On Thursday, 19 May 2022 at 07:13:05 UTC, Dukc wrote:

I suggest using a helper function to cast away scope:

auto ref assumeNonScope(T)(auto ref scope T arg)
{
    return *(cast(T*) cast(size_t) &arg);
}

struct MyType
{
    // (...)
    @trusted auto content() scope {return assumeNonScope(_content);}
}

On Thursday, 19 May 2022 at 09:29:50 UTC, Dennis wrote:

struct Slice(T)
{
    size_t length;
    private @system T* _ptr;

    // `@safe` read-only access to _ptr
    T* ptr() @trusted { return length == 0 ? null : _ptr; }
}

Sorry, I don't think that can be helped.
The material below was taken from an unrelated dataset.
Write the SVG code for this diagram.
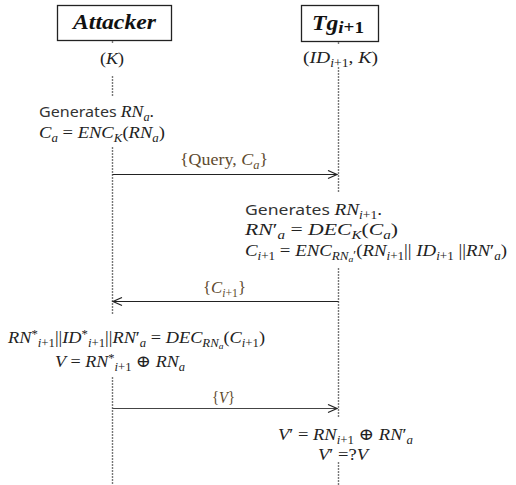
<svg xmlns="http://www.w3.org/2000/svg" width="516" height="485" viewBox="0 0 516 485">
<style>
.box{fill:#fff;stroke:#222;stroke-width:1.3}
.life{stroke:#777;stroke-width:1.4;stroke-dasharray:2,1;fill:none}
.msg{stroke:#222;stroke-width:1.2;fill:none}
.m{font-family:"Liberation Serif","DejaVu Serif",serif;font-style:italic;font-size:16.5px;fill:#222}
.u{font-style:normal}
.s{font-family:"Noto Sans","DejaVu Sans",sans-serif;font-style:normal;font-size:15px;fill:#333}
.sub{font-size:11.5px}
.ss{font-size:8.5px}
.lbl{fill:#5e4a2e}
.title{font-family:"Liberation Serif","DejaVu Serif",serif;font-style:italic;font-weight:bold;font-size:21px;fill:#111}
</style>
<defs>
<marker id="arr" markerUnits="userSpaceOnUse" markerWidth="12" markerHeight="10" refX="10" refY="5" orient="auto">
<path d="M1,1 L10,5 L1,9" fill="none" stroke="#222" stroke-width="1.2"/>
</marker>
</defs>

<g id="attacker">
<rect class="box" x="57.5" y="5.5" width="114" height="35"/>
<text class="title" x="114.5" y="29" text-anchor="middle" textLength="83" lengthAdjust="spacingAndGlyphs">Attacker</text>
<text class="m" x="100" y="64" textLength="24" lengthAdjust="spacingAndGlyphs"><tspan class="u">(</tspan>K<tspan class="u">)</tspan></text>
</g>

<g id="tg">
<rect class="box" x="301.5" y="5.5" width="77" height="36"/>
<text class="title" x="312" y="30" textLength="52" lengthAdjust="spacingAndGlyphs">Tg<tspan font-size="17" dy="3">i</tspan><tspan font-size="17" class="u">+1</tspan></text>
<text class="m" x="303" y="63" textLength="75" lengthAdjust="spacingAndGlyphs"><tspan class="u">(</tspan>ID<tspan class="sub" dy="4">i</tspan><tspan class="sub u">+1</tspan><tspan dy="-4" class="u">, </tspan>K<tspan class="u">)</tspan></text>
</g>

<g id="lifelines">
<path class="life" d="M112.5,41 V44 M112.5,76 V97 M112.5,147 V314 M112.5,377 V485"/>
<path class="life" d="M338.5,42 V45 M338.5,67 V193 M338.5,268 V417 M338.5,462 V485"/>
</g>

<g id="attacker-step1">
<text class="m" x="39" y="117" textLength="115" lengthAdjust="spacingAndGlyphs"><tspan class="s">Generates </tspan>RN<tspan class="sub" dy="4">a</tspan><tspan dy="-4" class="u">.</tspan></text>
<text class="m" x="39" y="138" textLength="126" lengthAdjust="spacingAndGlyphs">C<tspan class="sub" dy="4">a</tspan><tspan dy="-4" class="u"> = </tspan>ENC<tspan class="sub" dy="4">K</tspan><tspan dy="-4" class="u">(</tspan>RN<tspan class="sub" dy="4">a</tspan><tspan dy="-4" class="u">)</tspan></text>
</g>

<g id="tg-step">
<text class="m" x="245" y="215" textLength="137" lengthAdjust="spacingAndGlyphs"><tspan class="s">Generates </tspan>RN<tspan class="sub" dy="4">i</tspan><tspan class="sub u">+1</tspan><tspan dy="-4" class="u">.</tspan></text>
<text class="m" x="245" y="235" textLength="153" lengthAdjust="spacingAndGlyphs">RN<tspan class="u">′</tspan><tspan class="sub" dy="4">a</tspan><tspan dy="-4" class="u"> = </tspan>DEC<tspan class="sub" dy="4">K</tspan><tspan dy="-4" class="u">(</tspan>C<tspan class="sub" dy="4">a</tspan><tspan dy="-4" class="u">)</tspan></text>
<text class="m" x="245" y="256" textLength="262" lengthAdjust="spacingAndGlyphs">C<tspan class="sub" dy="4">i</tspan><tspan class="sub u">+1</tspan><tspan dy="-4" class="u"> = </tspan>ENC<tspan class="sub" dy="4">RN</tspan><tspan class="ss" dy="2">a</tspan><tspan class="sub u" dy="-3">′</tspan><tspan dy="-3" class="u">(</tspan>RN<tspan class="sub" dy="4">i</tspan><tspan class="sub u">+1</tspan><tspan dy="-4" class="u">|| </tspan>ID<tspan class="sub" dy="4">i</tspan><tspan class="sub u">+1</tspan><tspan dy="-4" class="u"> ||</tspan>RN<tspan class="u">′</tspan><tspan class="sub" dy="4">a</tspan><tspan dy="-4" class="u">)</tspan></text>
</g>

<g id="attacker-step2">
<text class="m" x="8" y="343" textLength="257" lengthAdjust="spacingAndGlyphs">RN<tspan class="sub u" dy="-5">*</tspan><tspan class="sub" dy="9">i</tspan><tspan class="sub u">+1</tspan><tspan dy="-4" class="u">||</tspan>ID<tspan class="sub u" dy="-5">*</tspan><tspan class="sub" dy="9">i</tspan><tspan class="sub u">+1</tspan><tspan dy="-4" class="u">||</tspan>RN<tspan class="u">′</tspan><tspan class="sub" dy="4">a</tspan><tspan dy="-4" class="u"> = </tspan>DEC<tspan class="sub" dy="4">RN</tspan><tspan class="ss" dy="2">a</tspan><tspan dy="-6" class="u">(</tspan>C<tspan class="sub" dy="4">i</tspan><tspan class="sub u">+1</tspan><tspan dy="-4" class="u">)</tspan></text>
<text class="m" x="55" y="367" textLength="130" lengthAdjust="spacingAndGlyphs">V<tspan class="u"> = </tspan>RN<tspan class="sub u" dy="-5">*</tspan><tspan class="sub" dy="9">i</tspan><tspan class="sub u">+1</tspan><tspan dy="-4" class="u"> ⊕ </tspan>RN<tspan class="sub" dy="4">a</tspan></text>
</g>

<g id="tg-verify">
<text class="m" x="278" y="440" textLength="135" lengthAdjust="spacingAndGlyphs">V<tspan class="u">′ = </tspan>RN<tspan class="sub" dy="4">i</tspan><tspan class="sub u">+1</tspan><tspan dy="-4" class="u"> ⊕ </tspan>RN<tspan class="u">′</tspan><tspan class="sub" dy="4">a</tspan></text>
<text class="m" x="318" y="460" textLength="50" lengthAdjust="spacingAndGlyphs">V<tspan class="u">′ =?</tspan>V</text>
</g>

<g id="connectors">
<line class="msg" x1="112.5" y1="174.5" x2="337" y2="174.5" marker-end="url(#arr)"/>
<text class="m lbl" x="180" y="165" textLength="88" lengthAdjust="spacingAndGlyphs"><tspan class="u">{Query, </tspan>C<tspan class="sub" dy="4">a</tspan><tspan dy="-4" class="u">}</tspan></text>
<line class="msg" x1="338.5" y1="301.5" x2="113" y2="301.5" marker-end="url(#arr)"/>
<text class="m lbl" x="203" y="293" textLength="43" lengthAdjust="spacingAndGlyphs"><tspan class="u">{</tspan>C<tspan class="sub" dy="4">i</tspan><tspan class="sub u">+1</tspan><tspan dy="-4" class="u">}</tspan></text>
<line class="msg" x1="112.5" y1="408.5" x2="337" y2="408.5" marker-end="url(#arr)" style="stroke:#444"/>
<text class="m lbl" x="212" y="403" textLength="23" lengthAdjust="spacingAndGlyphs"><tspan class="u">{</tspan>V<tspan class="u">}</tspan></text>
</g>
</svg>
The compiler can infer simple cases like this, but then it has to draw a line in water where it stops the inference as the function body gets more complex. You're going to be surprised anyway at some point if you expect inference from a @trusted function.

It would probably be reasonable to have the compiler error in cases like this. But if the function compiles, there should be nothing implementation dependent about scope, return scope or lack thereof.

On Thursday, 19 May 2022 at 09:37:32 UTC, Dennis wrote:

auto ref assumeNonScope(T)(auto ref scope T arg)
{
    return *(cast(T*) cast(size_t) &arg);
}

struct MyType
{
    // (...)
    @trusted auto content() scope {return assumeNonScope(_content);}
}

Not bad. Worth considering.

On Thursday, 19 May 2022 at 09:44:29 UTC, Dukc wrote:

You get the same inference as a non-@trusted function, it stops at the exact same point (i.e. as soon as aliases are created).

On Thursday, 19 May 2022 at 09:57:47 UTC, Dennis wrote:

Yes. But the point is, AFAIK it is implementation-defined how far a compiler will take checks like this. For example, this code:

@system int* wrong()
{ int local;
  return &local;
}

...fails with DMD. But this is an implementation-defined error. Nothing in the spec says a compiler must check for this, and nothing in the spec says that the checks cannot be taken further than what DMD currently does.

A little unportable, but reasonable. You can have helper functions like the one you just posted for cases like this, that are easy to port from one compiler to another in centralised fashion.

But if such implementation-dependent checks cause the same function to compile with different semantics, then it's a problem. A @trusted function might infer return scope of a parameter on one compiler and work well, but suddenly stop doing so for another. Then you have cryptic errors in another part of the application. Or even worse, you might escape pointers in the future due to the checks working differently than when you last tested them.

On Thursday, 19 May 2022 at 10:21:00 UTC, Dukc wrote:

Plus, that aliasing rule isn't exactly common documented knowledge. If the language behaviour depends on that, it's a recipe for confusion.

On Thursday, 19 May 2022 at 10:21:00 UTC, Dukc wrote:

You're raising a valid concern, but this is a problem whether scope inference is enabled in @trusted code or not. One implementation could infer an unannotated function @system because it thinks scope pointers might escape, and a smarter implementation could find it's actually @safe, resulting in different mangling, different is(F == G), different __traits(compiles) etc.

On Thursday, 19 May 2022 at 10:48:13 UTC, Dennis wrote:

As I understand it, an unannotated function, when inference is on, is checked just like it had @safe except that it's made @system instead of compilation failure if the check fails. You're probably right that the DIP1000 checking rules aren't well defined in the spec. But DIP1000 had a draft of those rules, meaning that they are at least intended to be specified - in principle they are not implementation-defined.

Does the same apply to the more minimal escape checks in @trusted/@system? I have always understood that they are intentionally implementation-defined checks. I think they must either be specified, or the langauge semantics must stop relying on them. I'd prefer the latter, as it does not feel as special cased.

On Thursday, 19 May 2022 at 11:29:17 UTC, Dukc wrote:

The escape checks are not more minimal in @trusted/@system, the only difference the attributes make is the behavior once it spots an error:

• when the function is being inferred, it's set to @system
• when the function is @trusted, @system, or @system by default, it ignores the error
• when the function is @safe, it prints the error

On Thursday, 19 May 2022 at 12:26:38 UTC, Dennis wrote:

If there is a check that does nothing on failure, there is no check from user perspective.

With the more minimal checks, I meant the ones that can still silently add return to @trusted functions parameter.